Malcolm Southwood wrote:
Ru, Jesse,
By coincidence I've just been doing some reading on the development of skeletal cuprite crystals and, ultimately, acicular ones (chalcopyrite).
My understanding is that these elongated crystals develop by means of a screw dislocation in the lattice on one of the faces. The resulting "step" on that face, albeit minute, provides a site for preferential nucleation, leading to accelerated growth for that particular face and, ultimately therefore, to an "elongated cube". I also understand that an over-saturated solution favours the development of such crystals.
I can thoroughly recommend Boris Kantor's "Crystal Growth and Development" published as Mineralogical Almanac, Volume 6 (2003).
Hope this helps,
mal


This is a well-recognized and well-studied mechanism for forming "whisker" crystals such as chalcotrichite (not chalcopyrite), pyrite, halite, etc. But this is a mechanism that operates at a sub-mm scale - whiskers are millimeters more or less long and tenths of millimeters in cross section. It would be very difficult to explain macro bars such as the fluorites of current discussion in this way - one would have to appeal to many hundreds of screw defects perpendicular to long axis, and none parallel to the other equivalent axes. Why should this be?

Large bars such as these and some large pyrite bars, e.g. from the Buick Mine in Missouri, are to my thinking unexplained, especially when they occur among undistorted crystals of the same mineral!

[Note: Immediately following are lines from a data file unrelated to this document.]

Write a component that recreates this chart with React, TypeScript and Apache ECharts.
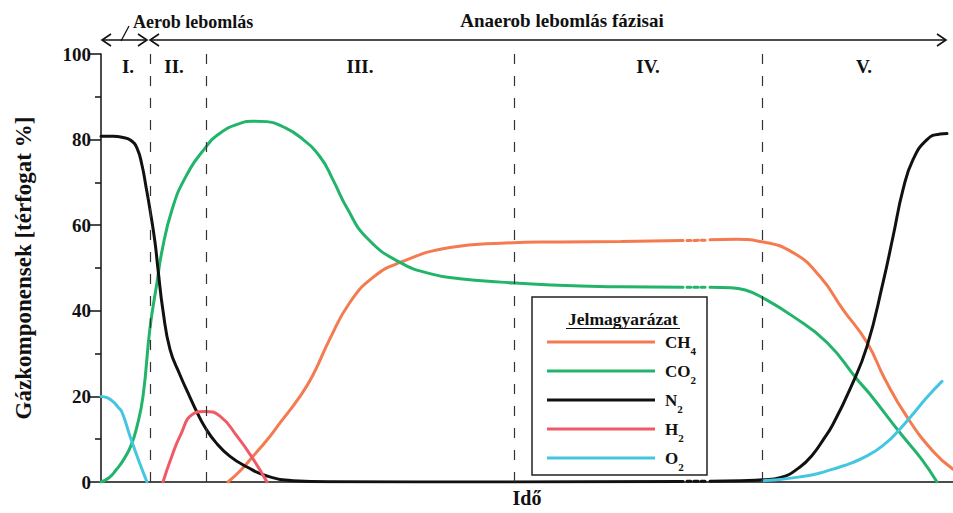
import React, { useEffect, useRef } from "react";
import * as echarts from "echarts";

const FONT = "'Liberation Serif', 'Times New Roman', serif";

// x: time (arbitrary units, 0..852), y: volume %
const ch4Early: [number, number][] = [[127, 0], [140, 2.8], [152, 6], [166, 9.8], [179, 13.8], [199, 20], [212, 25], [229, 33.5], [249, 42], [272, 47.8], [299, 51.3], [349, 54.8], [400, 55.8], [460, 56.1], [520, 56.2], [582, 56.4]];
const ch4Gap: [number, number][] = [[586, 56.4], [604, 56.5]];
const ch4Late: [number, number][] = [[609, 56.6], [635, 56.7], [659, 56.2], [692, 53.6], [719, 48], [742, 40.3], [766, 32.6], [784, 24], [806, 15.2], [832, 7.2], [852, 3]];

const co2Early: [number, number][] = [[0, 0], [8, 1], [15, 2.8], [22, 5], [30, 8.5], [36, 13], [42, 20], [49, 36], [56, 46.6], [61, 54], [71, 63.6], [84, 71], [104, 78], [119, 81.5], [139, 83.8], [152, 84.3], [166, 84.2], [182, 83], [199, 80.6], [219, 76], [232, 70.6], [246, 64], [266, 57], [299, 51.3], [332, 48.5], [359, 47.5], [400, 46.7], [450, 46], [520, 45.6], [582, 45.5]];
const co2Gap: [number, number][] = [[586, 45.5], [604, 45.5]];
const co2Late: [number, number][] = [[609, 45.5], [630, 45.4], [645, 44.8], [659, 43.4], [692, 38.7], [726, 32.6], [756, 24], [769, 20.5], [799, 11.5], [820, 5.5], [836, 0]];

const n2Early: [number, number][] = [[0, 80.8], [12, 80.8], [22, 80.5], [30, 79.8], [36, 78], [41, 74], [45, 69], [49, 63.6], [54, 56], [57, 49.7], [62, 40], [69, 31], [79, 25], [89, 19.8], [96, 16.3], [104, 12.8], [115, 9.2], [129, 6], [146, 3.5], [166, 1.4], [192, 0.3], [230, 0.05], [400, 0], [582, 0.1]];
const n2Gap: [number, number][] = [[586, 0.2], [604, 0.2]];
const n2Late: [number, number][] = [[609, 0.2], [640, 0.3], [662, 0.5], [679, 1], [699, 3.5], [712, 6.5], [722, 9.8], [732, 13.5], [749, 21.7], [766, 31.7], [782, 46.6], [792, 57.3], [802, 68.3], [812, 75.3], [826, 80], [839, 81.3], [846, 81.4]];

const h2: [number, number][] = [[62, 0], [70, 5.5], [79, 10.7], [92, 15.9], [104, 16.5], [119, 15.4], [136, 10.7], [152, 5.4], [166, 0]];

const o2Early: [number, number][] = [[0, 20], [6, 19.7], [12, 18.8], [17, 17.5], [21, 16.3], [29, 10.7], [39, 4.2], [46, 0]];
const o2Late: [number, number][] = [[662, 0.3], [699, 1.2], [732, 3], [766, 6.1], [786, 9.3], [799, 12.4], [812, 15.9], [826, 19.8], [841, 23.5]];

const phaseBounds = [49, 105, 413, 661];
const phaseLabels = ["I.", "II.", "III.", "IV.", "V."];
const phaseLabelX = [128, 174, 360, 648, 864];
const yTicks = [0, 20, 40, 60, 80, 100];

const legendNames = ["CH4", "CO2", "N2", "H2", "O2"];
const legendLabels: Record<string, string> = {
  CH4: "CH{s|4}",
  CO2: "CO{s|2}",
  N2: "N{s|2}",
  H2: "H{s|2}",
  O2: "O{s|2}",
};
const colors: Record<string, string> = {
  CH4: "#f47a50",
  CO2: "#22b46a",
  N2: "#111111",
  H2: "#ef5a66",
  O2: "#45c6e0",
};

function line(name: string, data: [number, number][], color: string, dotted = false, extra: any = {}) {
  return {
    type: "line",
    name,
    data,
    smooth: 0.5,
    showSymbol: false,
    symbol: "none",
    color,
    lineStyle: { color, width: 3, type: dotted ? [4, 3] : "solid", cap: "round" },
    ...extra,
  };
}

function chevron(tipX: number, tipY: number, dir: number) {
  return {
    type: "polyline",
    shape: { points: [[tipX - dir * 9, tipY - 6], [tipX, tipY], [tipX - dir * 9, tipY + 6]] },
    style: { stroke: "#111", lineWidth: 1.6, fill: null },
  };
}

export default function App() {
  const ref = useRef<HTMLDivElement>(null);
  useEffect(() => {
    if (!ref.current) return;
    const chart = echarts.init(ref.current, null, { renderer: "svg" });
    const textStyleBold = { fontFamily: FONT, fontWeight: "bold" as const, color: "#111" };
    const option: any = {
      animation: false,
      backgroundColor: "#fff",
      grid: { left: 101, right: 0, top: 54, bottom: 30, containLabel: false },
      xAxis: {
        type: "value",
        min: 0,
        max: 852,
        axisLine: { show: true, onZero: false, lineStyle: { color: "#111", width: 1.5 } },
        axisTick: { show: false },
        axisLabel: { show: false },
        splitLine: { show: false },
        name: "Idő",
        nameLocation: "middle",
        nameGap: 6,
        nameTextStyle: { ...textStyleBold, fontSize: 20 },
      },
      yAxis: {
        type: "value",
        min: 0,
        max: 100,
        interval: 20,
        axisLine: { show: true, lineStyle: { color: "#111", width: 1.5 } },
        axisTick: { show: true, length: 12, lineStyle: { color: "#111", width: 1.5 } },
        minorTick: { show: true, splitNumber: 2, length: 6, lineStyle: { color: "#111", width: 1.5 } },
        splitLine: { show: false },
        minorSplitLine: { show: false },
        axisLabel: { ...textStyleBold, fontSize: 19, margin: 10, formatter: (v: number) => (yTicks.includes(v) ? String(v) : "") },
        name: "Gázkomponensek [térfogat %]",
        nameLocation: "middle",
        nameGap: 66,
        nameTextStyle: { ...textStyleBold, fontSize: 23 },
      },
      legend: {
        data: legendNames,
        orient: "vertical",
        left: 547,
        top: 327.5,
        padding: 0,
        itemGap: 0,
        itemWidth: 108,
        itemHeight: 3,
        icon: "rect",
        selectedMode: false,
        z: 6,
        formatter: (name: string) => legendLabels[name],
        textStyle: {
          ...textStyleBold,
          fontSize: 17,
          lineHeight: 29,
          padding: [0, 0, 0, 5],
          rich: {
            s: { fontFamily: FONT, fontWeight: "bold", fontSize: 11, lineHeight: 20, verticalAlign: "bottom", color: "#111" },
          },
        },
      },
      graphic: [
        // top annotations
        { type: "line", shape: { x1: 102, y1: 40, x2: 147, y2: 40 }, style: { stroke: "#111", lineWidth: 1.6 } },
        chevron(102, 40, -1),
        chevron(147, 40, 1),
        { type: "line", shape: { x1: 121, y1: 41, x2: 129, y2: 26 }, style: { stroke: "#111", lineWidth: 1.3 } },
        { type: "line", shape: { x1: 150, y1: 40, x2: 946, y2: 40 }, style: { stroke: "#111", lineWidth: 1.6 } },
        chevron(150, 40, -1),
        chevron(946, 40, 1),
        { type: "text", x: 133, y: 22, style: { text: "Aerob lebomlás", fontFamily: FONT, fontWeight: "bold", fontSize: 18, fill: "#111", align: "left", verticalAlign: "middle" } },
        { type: "text", x: 562, y: 20, style: { text: "Anaerob lebomlás fázisai", fontFamily: FONT, fontWeight: "bold", fontSize: 19, fill: "#111", align: "center", verticalAlign: "middle" } },
        ...phaseLabels.map((t, i) => ({
          type: "text",
          x: phaseLabelX[i],
          y: 66,
          style: { text: t, fontFamily: FONT, fontWeight: "bold", fontSize: 19, fill: "#111", align: "center", verticalAlign: "middle" },
        })),
        // legend box
        { type: "rect", z: 3, shape: { x: 532, y: 297, width: 175, height: 178 }, style: { fill: "#fff", stroke: "#222", lineWidth: 1.5 } },
        { type: "text", z: 5, x: 623, y: 319, style: { text: "Jelmagyarázat", fontFamily: FONT, fontWeight: "bold", fontSize: 17.5, fill: "#111", align: "center", verticalAlign: "middle" } },
        { type: "line", z: 5, shape: { x1: 566, y1: 328.5, x2: 680, y2: 328.5 }, style: { stroke: "#111", lineWidth: 1.2 } },
      ],
      series: [
        line("CH4", ch4Early, colors.CH4),
        line("CH4 ", ch4Gap, colors.CH4, true),
        line("CH4  ", ch4Late, colors.CH4),
        line("CO2", co2Early, colors.CO2, false, {
          markLine: {
            silent: true,
            symbol: ["none", "none"],
            label: { show: false },
            lineStyle: { color: "#333", type: [10, 12], width: 1.2 },
            data: phaseBounds.map((x) => ({ xAxis: x })),
          },
        }),
        line("CO2 ", co2Gap, colors.CO2, true),
        line("CO2  ", co2Late, colors.CO2),
        line("N2", n2Early, colors.N2),
        line("N2 ", n2Gap, colors.N2, true),
        line("N2  ", n2Late, colors.N2),
        line("H2", h2, colors.H2),
        line("O2", o2Early, colors.O2),
        line("O2 ", o2Late, colors.O2),
      ],
    };
    chart.setOption(option);
    return () => chart.dispose();
  }, []);
  return <div ref={ref} style={{ position: "fixed", left: 0, top: 0, width: 953, height: 513 }} />;
}
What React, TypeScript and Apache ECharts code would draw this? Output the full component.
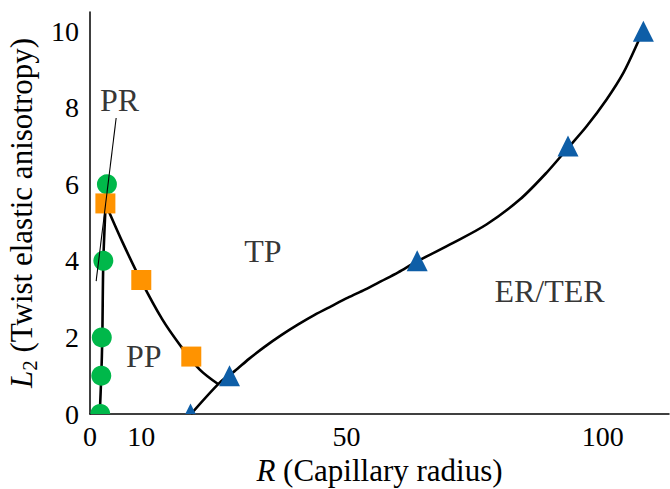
import React, { useEffect, useRef } from "react";
import * as echarts from "echarts";

// ---- data ----
const xTicks = [0, 10, 50, 100];
const prCircles = [
  [2.0, 0], [2.2, 1.0], [2.3, 2.0], [2.6, 4.0], [3.3, 6.0],
];
const ppSquares = [
  [3.0, 5.5], [10.0, 3.5], [19.75, 1.5],
];
const erTriangles = [
  [19.6, 0], [27.2, 1.0], [63.8, 4.0], [93.2, 7.0], [107.9, 10.0],
];
const greenCurve = [
  [1.9, 0], [2.2, 1.0], [2.4, 2.0], [2.6, 4.0], [3.1, 5.6],
];
const orangeCurve = [
  [3.0, 5.5], [6.4, 4.47], [10.0, 3.47], [14.1, 2.47], [17.5, 1.81], [21.4, 1.16], [25.1, 0.77],
];
const blueCurve = [
  [19.7, 0], [25.3, 0.82], [28.2, 1.12], [31.0, 1.44], [34.1, 1.76], [37.3, 2.06],
  [40.6, 2.34], [43.8, 2.59], [47.1, 2.82], [50.3, 3.04], [53.6, 3.25], [56.8, 3.47],
  [60.1, 3.7], [63.7, 3.98], [70.8, 4.47], [77.3, 4.95], [83.8, 5.6], [89.0, 6.3],
  [93.2, 6.95], [96.8, 7.51], [100.7, 8.21], [104.0, 8.91], [106.9, 9.73], [107.7, 10.0],
];
const prPointer = [
  [5.1, 7.73], [1.2, 3.47],
];
const regionLabels = [
  { name: "PR", value: [5.75, 8.21] },
  { name: "TP", value: [33.7, 4.27] },
  { name: "PP", value: [10.5, 1.51] },
  { name: "ER/TER", value: [89.6, 3.2] },
];

const GREEN = "#00b84a";
const ORANGE = "#ff9300";
const BLUE = "#0e5ea7";
const FONT = "'Liberation Serif', 'Times New Roman', serif";

export default function App() {
  const ref = useRef<HTMLDivElement>(null);

  useEffect(() => {
    if (!ref.current) return;
    const chart = echarts.init(ref.current, undefined, { renderer: "svg" });

    const markerSeries = (data: number[][], kind: string, color: string) => ({
      type: "custom",
      clip: true,
      z: 3,
      data,
      renderItem: (params: any, api: any) => {
        const p = api.coord([api.value(0), api.value(1)]);
        if (kind === "circle") {
          return { type: "circle", shape: { cx: p[0], cy: p[1], r: 10 }, style: { fill: color } };
        }
        if (kind === "rect") {
          return { type: "rect", shape: { x: p[0] - 10, y: p[1] - 10, width: 20, height: 20 }, style: { fill: color } };
        }
        return {
          type: "polygon",
          shape: { points: [[p[0], p[1] - 10.5], [p[0] - 10.5, p[1] + 10.5], [p[0] + 10.5, p[1] + 10.5]] },
          style: { fill: color },
        };
      },
    });

    const curve = (data: number[][]) => ({
      type: "line",
      data,
      smooth: 0.3,
      showSymbol: false,
      z: 2,
      lineStyle: { color: "#000", width: 2.6 },
      silent: true,
    });

    const textBase = { fontFamily: FONT, color: "#000" };

    chart.setOption({
      animation: false,
      textStyle: { fontFamily: FONT },
      grid: { left: 90, right: 1, top: 12, bottom: 75, outerBoundsMode: "none", containLabel: false },
      xAxis: {
        type: "value",
        min: 0,
        max: 112.9,
        splitLine: { show: false },
        axisTick: { show: false },
        axisLine: { lineStyle: { color: "#000", width: 1.5 } },
        axisLabel: { customValues: xTicks, fontSize: 28, margin: 8, ...textBase },
        name: "{i|R}{n| (Capillary radius)}",
        nameLocation: "middle",
        nameGap: 41,
        nameTextStyle: {
          fontSize: 31,
          lineHeight: 31,
          ...textBase,
          rich: {
            i: { fontSize: 31, fontStyle: "italic", lineHeight: 31, ...textBase },
            n: { fontSize: 31, lineHeight: 31, ...textBase },
          },
        },
      },
      yAxis: {
        type: "value",
        min: 0,
        max: 10.5,
        interval: 2,
        splitLine: { show: false },
        axisTick: { show: false },
        axisLine: { lineStyle: { color: "#000", width: 1.5 } },
        axisLabel: { fontSize: 28, margin: 11, ...textBase },
        name: "{i|L}{sub|2}{n| (Twist elastic anisotropy)}",
        nameLocation: "middle",
        nameRotate: 90,
        nameGap: 46,
        nameTextStyle: {
          fontSize: 31,
          lineHeight: 37,
          ...textBase,
          rich: {
            i: { fontSize: 31, fontStyle: "italic", lineHeight: 37, ...textBase },
            sub: { fontSize: 21, lineHeight: 21, verticalAlign: "bottom", ...textBase },
            n: { fontSize: 31, lineHeight: 37, ...textBase },
          },
        },
      },
      series: [
        curve(greenCurve),
        curve(orangeCurve),
        curve(blueCurve),
        markerSeries(prCircles, "circle", GREEN),
        markerSeries(ppSquares, "rect", ORANGE),
        markerSeries(erTriangles, "triangle", BLUE),
        {
          type: "line",
          data: prPointer,
          showSymbol: false,
          z: 4,
          lineStyle: { color: "#000", width: 1.1 },
          silent: true,
        },
        {
          type: "scatter",
          data: regionLabels,
          symbolSize: 1,
          z: 5,
          itemStyle: { color: "rgba(0,0,0,0)" },
          label: {
            show: true,
            position: "inside",
            formatter: (p: any) => p.name,
            fontSize: 32,
            ...textBase,
          },
          silent: true,
        },
      ],
    });

    return () => chart.dispose();
  }, []);

  return (
    <div
      ref={ref}
      style={{ position: "fixed", left: 0, top: 0, width: 670, height: 489, background: "#fff" }}
    />
  );
}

The only scheme that makes any sense to me is that crystal growth started as a whisker crystal, but this mechanism stopped (why?) after growing a VERY long whisker, and was replaced by normal growth of equal velocity on all crystal faces. This would lead to a reduction in elongation over time from, say, 20:1 to to 10:1 to 4:1 etc. If normal growth dominated, it could even lead to a crystal without discernible elongation. I wonder how one could possibly evaluate this mechanism for a given locality (especially without destroying the distorted crystals).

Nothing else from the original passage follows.